Minister co prawda podkreśla, że wprowadzone ostatnio zmiany polegają m.in. na coraz dalej idącym zrównywaniu uprawnień rodzicielskich pracowników – ojców dzieci z tymi przysługującymi pracownikom, jednak resort nie pali się do skorygowania rozwiązań, które pozbawiają część ojców prawa do świadczeń. Ministerstwo przyznaje, że jeżeli kobieta – matka dziecka nie pozostaje w stosunku pracy na dzień urodzenia potomka (np. jest bezrobotna), a tym samym nie nabywa prawa do urlopu macierzyńskiego, to nie jest także możliwe nabycie prawa do dodatkowego urlopu macierzyńskiego i rodzicielskiego – zarówno przez nią, gdy podejmie zatrudnienie w ramach stosunku pracy, jak i przez pracownika – ojca wychowującego dziecko pozostającego w stosunku pracy.

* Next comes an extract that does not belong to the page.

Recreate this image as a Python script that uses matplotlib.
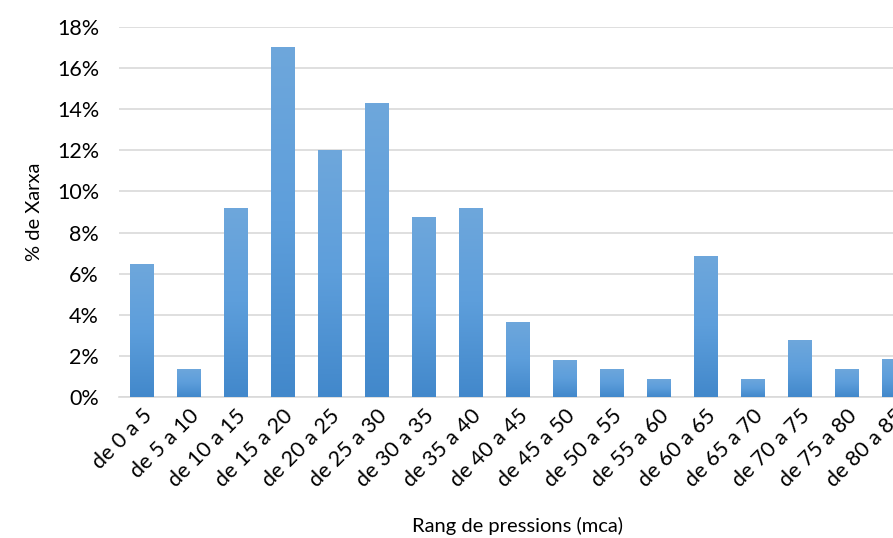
import matplotlib
matplotlib.use("Agg")
import matplotlib.pyplot as plt
import numpy as np
from matplotlib.ticker import PercentFormatter
from matplotlib.colors import LinearSegmentedColormap

categories = ["de 0 a 5", "de 5 a 10", "de 10 a 15", "de 15 a 20", "de 20 a 25",
              "de 25 a 30", "de 30 a 35", "de 35 a 40", "de 40 a 45", "de 45 a 50",
              "de 50 a 55", "de 55 a 60", "de 60 a 65", "de 65 a 70", "de 70 a 75",
              "de 75 a 80", "de 80 a 85"]
values = [6.45, 1.37, 9.2, 17.05, 12.0, 14.3, 8.75, 9.2, 3.65, 1.82,
          1.38, 0.9, 6.86, 0.9, 2.77, 1.38, 1.85]
y_ticks = [0, 2, 4, 6, 8, 10, 12, 14, 16, 18]

plt.rcParams['font.family'] = ['Lato', 'DejaVu Sans']

fig = plt.figure(figsize=(8.93, 5.38), dpi=100)
ax = fig.add_axes([118.5 / 893, 141 / 538, 799 / 893, 370 / 538])

x = np.arange(len(categories))
bars = ax.bar(x, values, width=0.49, color='#5b9bd5', zorder=3)

grad = np.linspace(0, 1, 256).reshape(-1, 1)
cmap = LinearSegmentedColormap.from_list('g', ['#4288cb', '#5d9edb', '#6ea7dc'])
for b in bars:
    x0, y0 = b.get_x(), b.get_y()
    w, h = b.get_width(), b.get_height()
    im = ax.imshow(grad, extent=[x0, x0 + w, y0, y0 + h], origin='lower',
                   cmap=cmap, aspect='auto', zorder=4)
    im.set_clip_path(b)

ax.set_xlim(-0.5, len(categories) - 0.5)
ax.set_ylim(0, 18)
ax.set_yticks(y_ticks)
ax.yaxis.set_major_formatter(PercentFormatter(decimals=0))
ax.set_xticks(x)
ax.set_xticklabels(categories, rotation=45, ha='right', rotation_mode='anchor')

ax.grid(axis='y', color='#d9d9d9', linewidth=1.2, zorder=0)
ax.set_axisbelow(True)
for s in ['left', 'right', 'top']:
    ax.spines[s].set_visible(False)
ax.spines['bottom'].set_color('#d9d9d9')
ax.spines['bottom'].set_linewidth(1.2)
ax.tick_params(axis='both', length=0, labelsize=15.5, colors='#000000')
ax.tick_params(axis='y', pad=14)
ax.tick_params(axis='x', pad=6)

ax.set_ylabel('% de Xarxa', fontsize=14.5, labelpad=10)
ax.set_xlabel('Rang de pressions (mca)', fontsize=14.5, labelpad=19)

fig.savefig('out.png', dpi=100)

Jednak ze względu na znaczny zakres zmian ustawa wprowadzająca urlopy rodzicielskie przewiduje, że po upływie 18 miesięcy od dnia jej wejścia w życie minister właściwy do spraw pracy przedstawi Sejmowi informację o realizacji ustawy. Dopiero wnioski wynikające z tej informacji mogą posłużyć do dalszych nowelizacji kodeksu pracy w zakresie uprawnień pracowniczych związanych z rodzicielstwem. Ostatnią deską ratunku dla ojców pozostaje więc zapowiedziana przez prezydenta RP inicjatywa legislacyjna w tym zakresie.